Trata-se de um contexto no qual um pequeno grupo de seres humanos, financiados por algumas poucas corporações, sediadas em alguns poucos países, acabavam dispondo de uma volumosa fatia das riquezas, obtidas por meio do exaustivo trabalho da esmagadora maioria dos habitantes, empregados por milhares de empresas fadadas a se equilibrar na gangorra da economia do mundo globalizado e sediado na quase totalidade dos países, que por sua vez ainda não conseguiram oferecer a seus cidadãos condições dignas e justas de viver.
Em outras palavras, as maravilhosas possibilidades tecnológicas que em tese ocorrem em nome da espécie humana na verdade são praticadas e dominadas por uma privilegiada minoria que para tal se utiliza de uma vultosa soma de riquezas, extraída justamente a partir do trabalho de todos os outros, que por seu lado constroem as muitas paisagens de fome, exclusão, privações, ignorância e tudo o mais que se espalha abundantemente pelo planeta.
Se os visitantes fossem convidados a analisar a nossa humanidade a partir de uma perspectiva histórica, veriam que na realidade só a superfície das coisas mudou. Os grandes impérios da Antiguidade, que foram responsáveis por grandes saltos culturais e cognitivos que hoje beneficiam toda a humanidade, se mantiveram por séculos e séculos através da pilhagem de recursos e trabalho de uma infinidade de povos, tribos, nações e indivíduos. Grandes civilizações contadas a dedo no panteão da história universal em contraste com centenas de milhares de raças exploradas, muitas das quais sequer conseguindo deixar rastros da sua existência.
No final da expedição os desiludidos alienígenas provavelmente colocariam num relatório final a recomendação para que de fato essa humanidade pudesse entrar no rol das superiores que compõem o universo. O grande desafio que ela teria pela frente, nesse século XXI que apenas se inicia, é prosseguir com o grande desenvolvimento e expandir suas infinitas possibilidades inventivas e transformadoras, mas sem o modelo atual, de privilegiar uma pequena elite, líder em todos os passos planetários, em detrimento de bilhões de seres humanos condenados ao papel coadjuvante, constrangidos por suas necessidades básicas.

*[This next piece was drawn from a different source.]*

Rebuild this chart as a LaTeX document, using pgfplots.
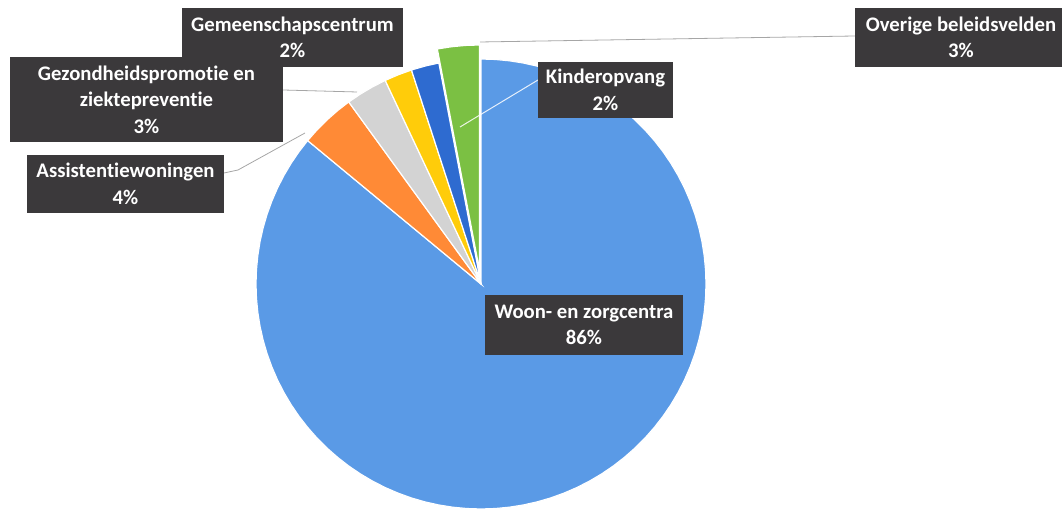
\documentclass[border=0pt]{standalone}
\usepackage{pgfplots}
\pgfplotsset{compat=1.18}
\usepackage{fontspec}
\setmainfont{Carlito}[Ligatures=NoCommon]
\definecolor{cBlue}{HTML}{5A9AE6}
\definecolor{cOrange}{HTML}{FF8A36}
\definecolor{cGray}{HTML}{D3D3D3}
\definecolor{cYellow}{HTML}{FFCC0A}
\definecolor{cDBlue}{HTML}{2E6BD0}
\definecolor{cGreen}{HTML}{7BC043}
\definecolor{cBox}{HTML}{3B393B}
\definecolor{cLead}{HTML}{A6A6A6}
\tikzset{lbl/.style={fill=cBox, text=white, inner sep=0pt, align=center,
    font=\fontsize{20.8}{26.5}\selectfont\bfseries}}
% Shares: Woon- en zorgcentra 86, Assistentiewoningen 4, Gezondheidspromotie 3,
% Gemeenschapscentrum 2, Kinderopvang 2, Overige beleidsvelden 3 (percent, clockwise from top)
\begin{document}
\begin{tikzpicture}
\begin{axis}[
  x=1bp, y=1bp,
  xmin=-481, xmax=581, ymin=-227, ymax=284,
  hide axis, clip=false,
]
% Woon- en zorgcentra 86% (polar: angle, radius)
\addplot[data cs=polar, fill=cBlue, draw=white, line width=1.2bp] coordinates {
 (0,0) (90,225) (86.4,225) (82.8,225) (79.2,225) (75.6,225) (72,225) (68.4,225) (64.8,225)
 (61.2,225) (57.6,225) (54,225) (50.4,225) (46.8,225) (43.2,225) (39.6,225) (36,225)
 (32.4,225) (28.8,225) (25.2,225) (21.6,225) (18,225) (14.4,225) (10.8,225) (7.2,225)
 (3.6,225) (0,225) (-3.6,225) (-7.2,225) (-10.8,225) (-14.4,225) (-18,225) (-21.6,225)
 (-25.2,225) (-28.8,225) (-32.4,225) (-36,225) (-39.6,225) (-43.2,225) (-46.8,225)
 (-50.4,225) (-54,225) (-57.6,225) (-61.2,225) (-64.8,225) (-68.4,225) (-72,225)
 (-75.6,225) (-79.2,225) (-82.8,225) (-86.4,225) (-90,225) (-93.6,225) (-97.2,225)
 (-100.8,225) (-104.4,225) (-108,225) (-111.6,225) (-115.2,225) (-118.8,225) (-122.4,225)
 (-126,225) (-129.6,225) (-133.2,225) (-136.8,225) (-140.4,225) (-144,225) (-147.6,225)
 (-151.2,225) (-154.8,225) (-158.4,225) (-162,225) (-165.6,225) (-169.2,225) (-172.8,225)
 (-176.4,225) (-180,225) (-183.6,225) (-187.2,225) (-190.8,225) (-194.4,225) (-198,225)
 (-201.6,225) (-205.2,225) (-208.8,225) (-212.4,225) (-216,225) (-219.6,225)
} -- cycle;
% Assistentiewoningen 4%
\addplot[data cs=polar, fill=cOrange, draw=white, line width=1.2bp] coordinates {
 (0,0) (-219.6,225) (-223.2,225) (-226.8,225) (-230.4,225) (-234,225)
} -- cycle;
% Gezondheidspromotie en ziektepreventie 3%
\addplot[data cs=polar, fill=cGray, draw=white, line width=1.2bp] coordinates {
 (0,0) (-234,225) (-237.6,225) (-241.2,225) (-244.8,225)
} -- cycle;
% Gemeenschapscentrum 2%
\addplot[data cs=polar, fill=cYellow, draw=white, line width=1.2bp] coordinates {
 (0,0) (-244.8,225) (-248.4,225) (-252,225)
} -- cycle;
% Kinderopvang 2%
\addplot[data cs=polar, fill=cDBlue, draw=white, line width=1.2bp] coordinates {
 (0,0) (-252,225) (-255.6,225) (-259.2,225)
} -- cycle;
% Overige beleidsvelden 3% (exploded slice)
\addplot[fill=cGreen, draw=white, line width=1.2bp] coordinates {
 (-1.5,14) (-43.66,235.02) (-29.70,237.22) (-15.63,238.56) (-1.5,239)
} -- cycle;

% leader lines
\addplot[cLead, line width=0.8bp] coordinates {(-1,242) (374,248)};
\addplot[cLead, line width=0.8bp] coordinates {(-198,194) (-124,192)};
\addplot[cLead, line width=0.8bp] coordinates {(-257,111) (-243,114) (-176,151)};
\addplot[white, opacity=0.85, line width=1bp] coordinates {(57,204) (-21,157)};

% labels
\node[lbl, minimum width=221bp, minimum height=59bp] at (axis cs:-188.5,246.5) {Gemeenschapscentrum\\2\%};
\node[lbl, minimum width=273bp, minimum height=85bp] at (axis cs:-334.5,184.5) {Gezondheidspromotie en\\ziektepreventie\\3\%};
\node[lbl, minimum width=197bp, minimum height=58bp] at (axis cs:-355.5,100) {Assistentiewoningen\\4\%};
\node[lbl, minimum width=212bp, minimum height=59bp] at (axis cs:480,246.5) {Overige beleidsvelden\\3\%};
\node[lbl, minimum width=135bp, minimum height=56bp] at (axis cs:124.5,194) {Kinderopvang\\2\%};
\node[lbl, minimum width=198bp, minimum height=60bp] at (axis cs:103,-41) {Woon- en zorgcentra\\86\%};
\end{axis}
\pgfresetboundingbox
\path (current axis.south west) rectangle (current axis.north east);
\end{tikzpicture}
\end{document}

Uma humanidade que, pra ser considerada verdadeiramente grande, precisa aprender a dividir, incluir, somar forças e principalmente evoluir sem disparidades, por igual, com todas as criaturas do planeta sendo vistas como potências da vida e do universo. Esse é o desafio que se avizinha. Uma questão que mais cedo ou mais tarde terá que ser encarada. Os grandes problemas atuais, como os refugiados de todo tipo, as catástrofes ambientais e a crise ético-moral que se instalou na maior parte das culturas são o sinal de alerta. Um aviso de que a questão não mais poderá ser deixada de lado por muito tempo.